Сатира на консервативную идею. Остров гетеанцев. Остров, на котором живут сплошь гетеманы, во всем сообразующиеся с заветами Гете.
Ахилл. Один из тех замкнутых в частных науках [избалованных интеллектуализмом частных наук] людей, которые не хотят иметь ничего общего с современной культурой. Людей с острым чутьем на факты и с логикой, не признающей никаких стеснений.
Приверженец диффузных состояний.
Ясно видит суть всех иллюзий.
Зверь, носящий отблеск звезды.
Нищий паломник в хаосе бытия.
Мораль творческого начала.
["Иное состояние глубоко родственно состоянию сна, грезы, а через них формам древнего сознания. Это поэтическое состояние. А традиционная мораль, напротив, соответствует телеологическим и каузальным течениям повседневности.
Поскольку это поэтическое состояние, ему присущ атрибут творческого.
Получается, что это исследование в самом деле превращается в апологию поэта.
Все мои по видимости внеморальные герои - люди творческие.]
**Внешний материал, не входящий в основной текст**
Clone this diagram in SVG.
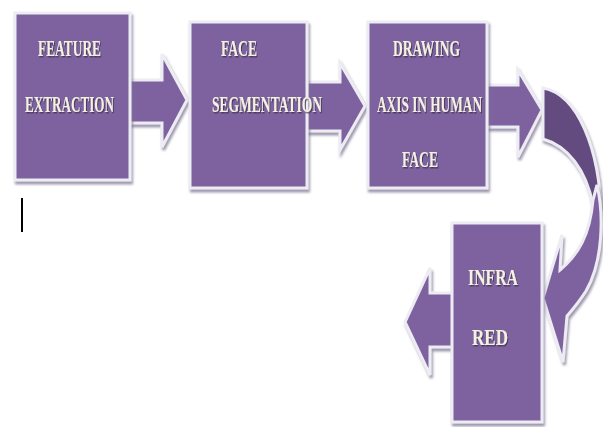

[Отличительная черта Ахилла:] чувственное переживание тотчас становится компонентом переживания духовного - очередной попытки теоретического овладения миром. Вещи теряют цвета и запахи в его присутствии (и обретают их лишь задним числом, в прошедшем времени).
Иное чувство морали. (Скольжение, текучесть.)
Бесчеловечен. Бессердечен.
Добро и зло сами по себе индифферентны, но при соприкосновении с обществом, чьи установки прямо противоположны, возникает разница напряжений и тем самым движение моральной идеи (потенциально).
Преступление - понятие юридическое, а не моральное. [Добро и зло понятия социальные, а не моральные. Расширение человеческого "я" или вторжение в него всесильного внешнего мира: таковы творческие состояния, в которых возникает движение моральной идеи.]
До сих пор мораль была статичной. Твердый характер, твердый закон, идеалы. Теперь она должна стать динамичной.